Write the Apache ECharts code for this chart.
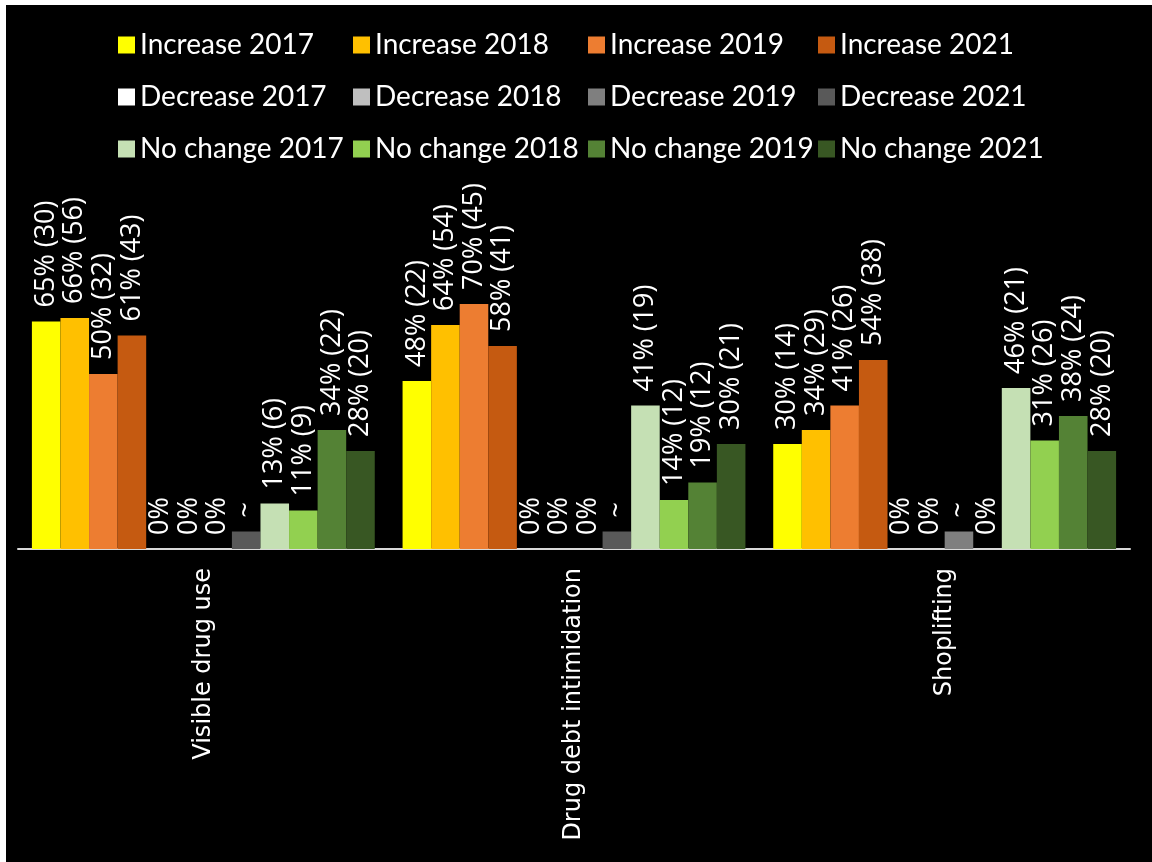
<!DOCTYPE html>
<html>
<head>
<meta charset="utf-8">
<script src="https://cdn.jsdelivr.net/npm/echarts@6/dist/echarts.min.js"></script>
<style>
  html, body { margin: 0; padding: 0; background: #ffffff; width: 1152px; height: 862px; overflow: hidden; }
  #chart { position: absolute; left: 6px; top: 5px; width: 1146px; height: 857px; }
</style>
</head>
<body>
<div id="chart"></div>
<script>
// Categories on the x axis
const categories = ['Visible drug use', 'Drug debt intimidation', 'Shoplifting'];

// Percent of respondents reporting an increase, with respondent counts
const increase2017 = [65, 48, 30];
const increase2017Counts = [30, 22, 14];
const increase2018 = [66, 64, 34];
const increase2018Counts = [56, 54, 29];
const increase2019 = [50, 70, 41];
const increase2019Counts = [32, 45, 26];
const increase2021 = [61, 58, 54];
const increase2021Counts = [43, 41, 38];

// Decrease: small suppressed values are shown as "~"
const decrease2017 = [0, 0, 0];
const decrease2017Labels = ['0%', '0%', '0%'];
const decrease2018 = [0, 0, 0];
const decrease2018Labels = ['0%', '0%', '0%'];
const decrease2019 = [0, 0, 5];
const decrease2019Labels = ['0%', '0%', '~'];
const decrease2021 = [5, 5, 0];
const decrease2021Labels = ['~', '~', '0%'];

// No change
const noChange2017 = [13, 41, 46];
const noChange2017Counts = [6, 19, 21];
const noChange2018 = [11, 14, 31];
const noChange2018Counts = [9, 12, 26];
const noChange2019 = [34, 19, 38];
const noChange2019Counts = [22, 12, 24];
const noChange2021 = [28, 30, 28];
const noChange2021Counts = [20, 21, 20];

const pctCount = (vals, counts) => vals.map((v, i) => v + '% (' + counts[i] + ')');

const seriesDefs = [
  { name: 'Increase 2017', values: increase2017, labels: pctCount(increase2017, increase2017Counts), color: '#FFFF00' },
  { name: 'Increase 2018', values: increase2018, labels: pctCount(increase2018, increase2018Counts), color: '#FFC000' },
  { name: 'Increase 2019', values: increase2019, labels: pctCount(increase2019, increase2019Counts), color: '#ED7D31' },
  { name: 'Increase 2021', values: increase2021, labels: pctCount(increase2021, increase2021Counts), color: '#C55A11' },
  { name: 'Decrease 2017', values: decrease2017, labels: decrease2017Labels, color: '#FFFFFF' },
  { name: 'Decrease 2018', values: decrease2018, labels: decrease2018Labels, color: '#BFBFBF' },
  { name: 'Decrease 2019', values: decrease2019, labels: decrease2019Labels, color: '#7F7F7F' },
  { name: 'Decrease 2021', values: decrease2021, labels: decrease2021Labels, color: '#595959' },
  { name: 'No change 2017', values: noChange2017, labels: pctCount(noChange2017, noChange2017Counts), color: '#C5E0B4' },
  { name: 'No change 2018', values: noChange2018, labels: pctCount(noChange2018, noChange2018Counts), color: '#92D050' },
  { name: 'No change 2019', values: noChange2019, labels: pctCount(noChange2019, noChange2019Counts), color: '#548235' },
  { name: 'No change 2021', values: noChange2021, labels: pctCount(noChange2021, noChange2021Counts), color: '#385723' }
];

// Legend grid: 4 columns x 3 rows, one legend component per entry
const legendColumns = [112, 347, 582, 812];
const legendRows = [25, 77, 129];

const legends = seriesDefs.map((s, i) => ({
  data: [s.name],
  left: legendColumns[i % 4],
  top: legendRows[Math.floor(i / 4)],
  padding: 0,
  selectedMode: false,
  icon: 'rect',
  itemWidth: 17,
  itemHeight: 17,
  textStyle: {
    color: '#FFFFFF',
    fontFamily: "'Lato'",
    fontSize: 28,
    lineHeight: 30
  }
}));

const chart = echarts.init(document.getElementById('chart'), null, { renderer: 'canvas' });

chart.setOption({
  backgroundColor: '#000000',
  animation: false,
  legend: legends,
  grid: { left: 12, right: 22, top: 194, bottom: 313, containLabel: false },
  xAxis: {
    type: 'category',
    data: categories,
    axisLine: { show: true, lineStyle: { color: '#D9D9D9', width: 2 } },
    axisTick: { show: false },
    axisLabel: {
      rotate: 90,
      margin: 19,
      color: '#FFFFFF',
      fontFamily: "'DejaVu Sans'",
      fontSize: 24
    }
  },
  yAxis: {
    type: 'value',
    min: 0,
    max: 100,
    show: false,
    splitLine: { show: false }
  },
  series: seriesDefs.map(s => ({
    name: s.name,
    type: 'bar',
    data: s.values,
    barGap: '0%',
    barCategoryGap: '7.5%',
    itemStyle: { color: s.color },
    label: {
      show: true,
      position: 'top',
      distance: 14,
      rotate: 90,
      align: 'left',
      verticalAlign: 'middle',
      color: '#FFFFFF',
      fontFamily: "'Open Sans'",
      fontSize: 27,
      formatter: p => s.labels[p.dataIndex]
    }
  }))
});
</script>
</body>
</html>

+ + + + + + +

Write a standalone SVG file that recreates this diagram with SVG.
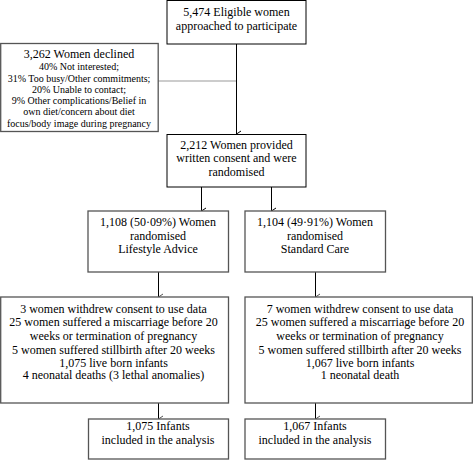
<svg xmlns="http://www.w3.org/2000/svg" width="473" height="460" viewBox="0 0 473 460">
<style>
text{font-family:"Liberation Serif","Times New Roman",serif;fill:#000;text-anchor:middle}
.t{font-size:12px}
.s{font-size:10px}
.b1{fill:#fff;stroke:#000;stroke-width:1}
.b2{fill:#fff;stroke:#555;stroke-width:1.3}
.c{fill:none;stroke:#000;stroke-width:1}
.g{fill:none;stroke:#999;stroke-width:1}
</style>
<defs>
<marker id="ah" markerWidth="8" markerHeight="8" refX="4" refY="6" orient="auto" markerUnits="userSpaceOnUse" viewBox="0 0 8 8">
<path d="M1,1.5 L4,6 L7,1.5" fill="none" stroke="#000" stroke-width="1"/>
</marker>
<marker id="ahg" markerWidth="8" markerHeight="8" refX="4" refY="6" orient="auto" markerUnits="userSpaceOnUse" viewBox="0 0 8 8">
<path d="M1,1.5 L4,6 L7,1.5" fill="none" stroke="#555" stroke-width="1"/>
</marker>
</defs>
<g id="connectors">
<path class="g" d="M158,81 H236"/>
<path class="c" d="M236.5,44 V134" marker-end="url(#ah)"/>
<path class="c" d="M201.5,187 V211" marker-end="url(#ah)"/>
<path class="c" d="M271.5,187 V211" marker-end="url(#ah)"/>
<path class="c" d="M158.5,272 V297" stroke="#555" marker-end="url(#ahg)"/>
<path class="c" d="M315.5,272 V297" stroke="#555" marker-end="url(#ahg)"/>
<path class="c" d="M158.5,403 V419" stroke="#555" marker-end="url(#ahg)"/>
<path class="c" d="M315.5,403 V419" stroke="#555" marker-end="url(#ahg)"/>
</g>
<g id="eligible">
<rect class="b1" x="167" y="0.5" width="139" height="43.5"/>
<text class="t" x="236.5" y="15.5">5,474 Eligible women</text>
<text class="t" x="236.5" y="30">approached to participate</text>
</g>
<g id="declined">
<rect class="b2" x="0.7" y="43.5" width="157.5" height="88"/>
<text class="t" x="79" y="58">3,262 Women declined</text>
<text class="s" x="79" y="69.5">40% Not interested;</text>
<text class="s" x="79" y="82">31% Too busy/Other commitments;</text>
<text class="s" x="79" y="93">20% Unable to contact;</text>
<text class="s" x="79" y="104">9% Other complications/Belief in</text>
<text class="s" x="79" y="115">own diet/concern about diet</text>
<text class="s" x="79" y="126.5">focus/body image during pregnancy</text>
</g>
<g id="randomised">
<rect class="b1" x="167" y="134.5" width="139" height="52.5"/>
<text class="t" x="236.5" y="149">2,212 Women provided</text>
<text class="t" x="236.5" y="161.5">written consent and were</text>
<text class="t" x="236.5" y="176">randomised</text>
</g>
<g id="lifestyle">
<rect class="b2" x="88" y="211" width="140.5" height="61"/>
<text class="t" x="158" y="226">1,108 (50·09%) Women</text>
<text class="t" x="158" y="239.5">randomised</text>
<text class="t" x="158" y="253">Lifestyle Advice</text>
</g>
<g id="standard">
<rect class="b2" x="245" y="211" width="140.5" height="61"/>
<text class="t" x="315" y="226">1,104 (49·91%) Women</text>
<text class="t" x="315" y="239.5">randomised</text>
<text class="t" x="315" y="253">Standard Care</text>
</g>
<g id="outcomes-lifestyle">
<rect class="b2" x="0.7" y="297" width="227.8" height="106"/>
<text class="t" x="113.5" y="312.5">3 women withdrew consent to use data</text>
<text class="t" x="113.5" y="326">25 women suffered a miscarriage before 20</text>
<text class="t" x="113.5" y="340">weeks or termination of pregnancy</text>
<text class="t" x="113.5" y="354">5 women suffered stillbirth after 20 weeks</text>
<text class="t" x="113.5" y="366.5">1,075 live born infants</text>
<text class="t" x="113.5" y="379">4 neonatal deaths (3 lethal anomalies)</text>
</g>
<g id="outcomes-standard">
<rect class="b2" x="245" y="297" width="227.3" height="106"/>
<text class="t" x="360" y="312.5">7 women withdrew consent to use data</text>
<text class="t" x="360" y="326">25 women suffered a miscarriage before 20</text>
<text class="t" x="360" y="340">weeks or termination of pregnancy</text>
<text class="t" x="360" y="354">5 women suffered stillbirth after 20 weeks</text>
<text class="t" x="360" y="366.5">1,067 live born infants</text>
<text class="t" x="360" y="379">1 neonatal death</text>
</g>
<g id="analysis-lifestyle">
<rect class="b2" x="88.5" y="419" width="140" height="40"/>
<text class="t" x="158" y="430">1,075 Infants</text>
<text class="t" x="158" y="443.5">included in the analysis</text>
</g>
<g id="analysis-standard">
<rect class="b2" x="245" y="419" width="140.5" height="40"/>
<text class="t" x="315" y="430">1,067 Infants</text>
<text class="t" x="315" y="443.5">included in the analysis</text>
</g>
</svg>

+ + + + + + +

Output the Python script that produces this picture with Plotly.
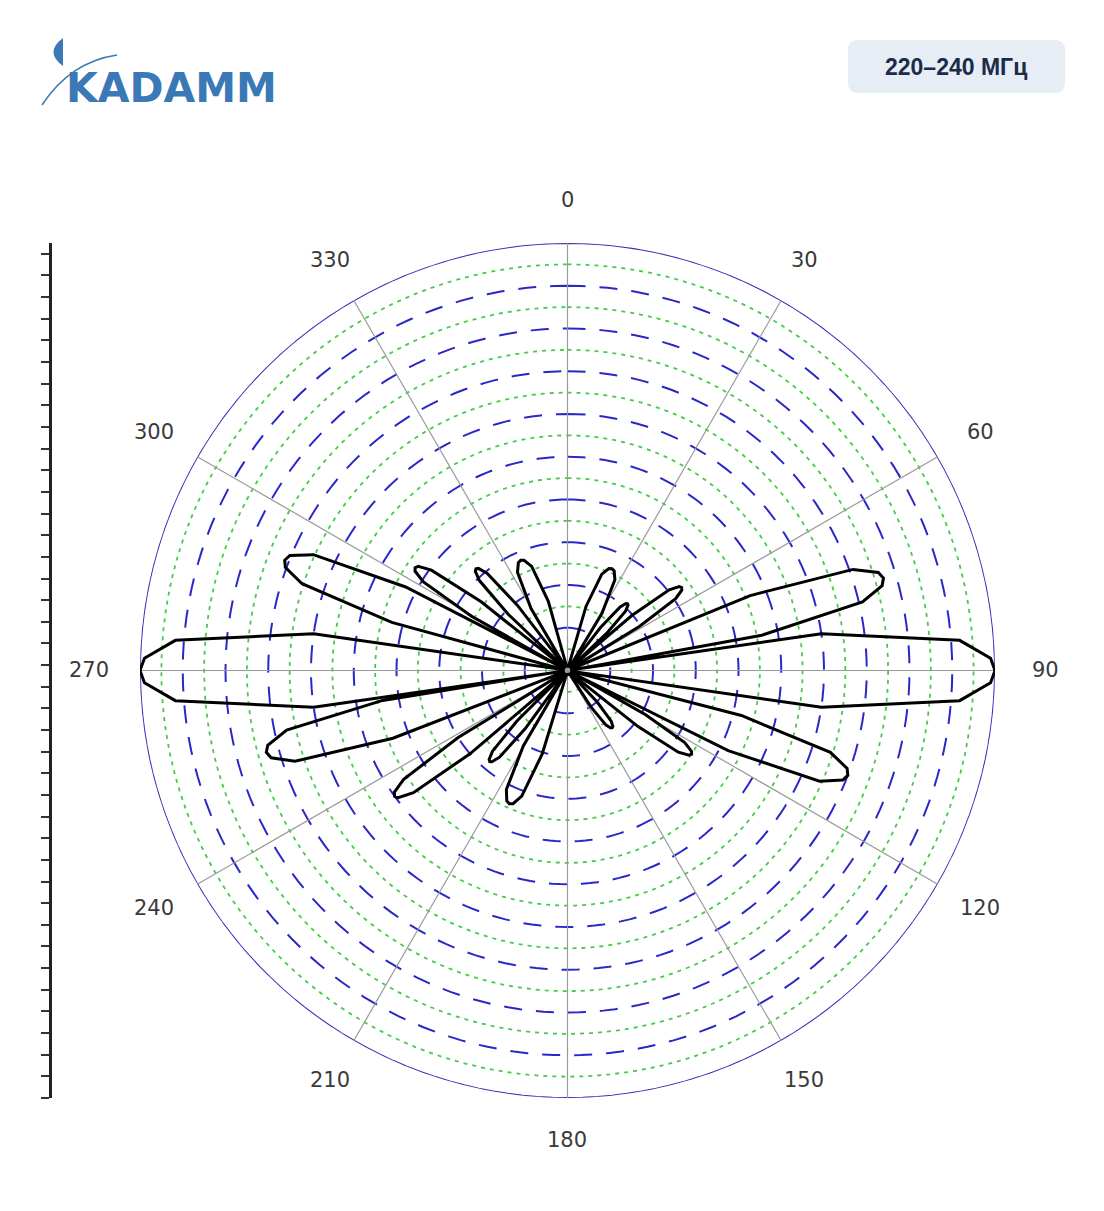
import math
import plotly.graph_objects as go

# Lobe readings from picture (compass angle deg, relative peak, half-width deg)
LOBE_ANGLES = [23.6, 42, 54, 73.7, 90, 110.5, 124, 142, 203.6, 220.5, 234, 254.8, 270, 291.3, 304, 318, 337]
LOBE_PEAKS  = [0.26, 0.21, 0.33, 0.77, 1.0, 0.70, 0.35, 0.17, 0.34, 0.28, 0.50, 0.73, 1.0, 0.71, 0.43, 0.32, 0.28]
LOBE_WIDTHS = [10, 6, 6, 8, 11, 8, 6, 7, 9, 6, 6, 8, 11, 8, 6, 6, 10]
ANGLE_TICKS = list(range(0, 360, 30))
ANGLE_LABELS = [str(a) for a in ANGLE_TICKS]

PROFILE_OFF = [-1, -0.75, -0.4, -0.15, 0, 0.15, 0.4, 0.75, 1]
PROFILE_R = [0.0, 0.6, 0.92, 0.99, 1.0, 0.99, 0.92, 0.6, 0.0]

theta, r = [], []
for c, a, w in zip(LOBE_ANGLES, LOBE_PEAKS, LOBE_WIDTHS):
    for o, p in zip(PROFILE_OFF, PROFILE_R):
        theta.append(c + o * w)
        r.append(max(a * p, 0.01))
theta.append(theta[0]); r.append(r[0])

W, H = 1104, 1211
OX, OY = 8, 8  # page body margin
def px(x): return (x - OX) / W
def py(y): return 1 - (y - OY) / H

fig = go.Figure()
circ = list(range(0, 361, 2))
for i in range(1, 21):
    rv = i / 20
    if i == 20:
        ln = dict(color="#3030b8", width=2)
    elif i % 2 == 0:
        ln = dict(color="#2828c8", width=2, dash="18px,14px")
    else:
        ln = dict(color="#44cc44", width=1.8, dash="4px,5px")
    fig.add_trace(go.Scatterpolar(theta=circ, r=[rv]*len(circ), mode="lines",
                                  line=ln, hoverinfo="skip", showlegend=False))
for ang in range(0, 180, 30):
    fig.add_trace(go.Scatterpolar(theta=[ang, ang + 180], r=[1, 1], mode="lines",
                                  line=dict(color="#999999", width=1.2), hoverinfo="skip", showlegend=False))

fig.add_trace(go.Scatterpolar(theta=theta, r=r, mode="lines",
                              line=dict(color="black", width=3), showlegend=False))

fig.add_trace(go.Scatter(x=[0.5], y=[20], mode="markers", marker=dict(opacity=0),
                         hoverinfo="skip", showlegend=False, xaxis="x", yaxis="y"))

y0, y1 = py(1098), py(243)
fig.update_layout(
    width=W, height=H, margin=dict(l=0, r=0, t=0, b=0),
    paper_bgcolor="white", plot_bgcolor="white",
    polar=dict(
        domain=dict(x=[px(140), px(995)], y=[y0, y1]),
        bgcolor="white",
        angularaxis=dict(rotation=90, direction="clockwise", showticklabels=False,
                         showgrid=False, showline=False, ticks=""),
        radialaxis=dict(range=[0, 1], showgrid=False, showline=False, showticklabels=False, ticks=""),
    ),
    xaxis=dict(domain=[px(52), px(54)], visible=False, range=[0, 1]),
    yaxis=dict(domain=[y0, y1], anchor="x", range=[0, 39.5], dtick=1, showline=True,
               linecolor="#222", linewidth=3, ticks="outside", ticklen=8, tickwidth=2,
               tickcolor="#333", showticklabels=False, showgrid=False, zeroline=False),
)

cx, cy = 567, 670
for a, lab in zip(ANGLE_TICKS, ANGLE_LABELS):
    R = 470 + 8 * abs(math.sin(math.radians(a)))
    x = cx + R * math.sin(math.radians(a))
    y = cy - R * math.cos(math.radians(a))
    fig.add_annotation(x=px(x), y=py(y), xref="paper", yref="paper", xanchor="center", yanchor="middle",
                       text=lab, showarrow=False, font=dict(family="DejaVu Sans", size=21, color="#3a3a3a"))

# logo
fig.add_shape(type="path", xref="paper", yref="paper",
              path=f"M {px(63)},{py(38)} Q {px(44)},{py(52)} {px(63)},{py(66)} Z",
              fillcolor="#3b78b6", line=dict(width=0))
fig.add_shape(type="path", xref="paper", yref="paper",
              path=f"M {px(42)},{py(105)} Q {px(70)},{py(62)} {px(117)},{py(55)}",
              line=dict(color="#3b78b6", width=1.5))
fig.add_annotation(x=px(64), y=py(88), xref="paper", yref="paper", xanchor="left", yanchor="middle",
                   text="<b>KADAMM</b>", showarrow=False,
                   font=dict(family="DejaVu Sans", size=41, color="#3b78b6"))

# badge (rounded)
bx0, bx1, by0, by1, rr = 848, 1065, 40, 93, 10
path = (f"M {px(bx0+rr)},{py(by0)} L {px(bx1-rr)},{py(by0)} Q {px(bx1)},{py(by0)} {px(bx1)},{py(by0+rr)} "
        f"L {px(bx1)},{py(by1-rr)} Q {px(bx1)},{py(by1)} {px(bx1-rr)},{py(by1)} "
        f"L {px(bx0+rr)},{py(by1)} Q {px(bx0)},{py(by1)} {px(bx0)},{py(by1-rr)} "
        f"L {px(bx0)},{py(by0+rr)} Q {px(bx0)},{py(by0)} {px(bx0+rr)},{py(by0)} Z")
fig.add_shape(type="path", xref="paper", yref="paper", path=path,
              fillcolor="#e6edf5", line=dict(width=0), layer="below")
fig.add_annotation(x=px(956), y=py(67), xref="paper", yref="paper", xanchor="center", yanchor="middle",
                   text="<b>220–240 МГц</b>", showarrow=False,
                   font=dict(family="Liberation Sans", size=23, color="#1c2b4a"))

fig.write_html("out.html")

+ + + + + + +

[YOUR INSTRUCTIONS]
Start with the line that includes "Output the Python" and finish with the line that includes "import plotly.graph_objects as go": reproduce those lines exactly, nothing before or after, and omit any pictures.

[TASK RESPONSE]
Output the Python script that produces this picture with Plotly.
import math
import plotly.graph_objects as go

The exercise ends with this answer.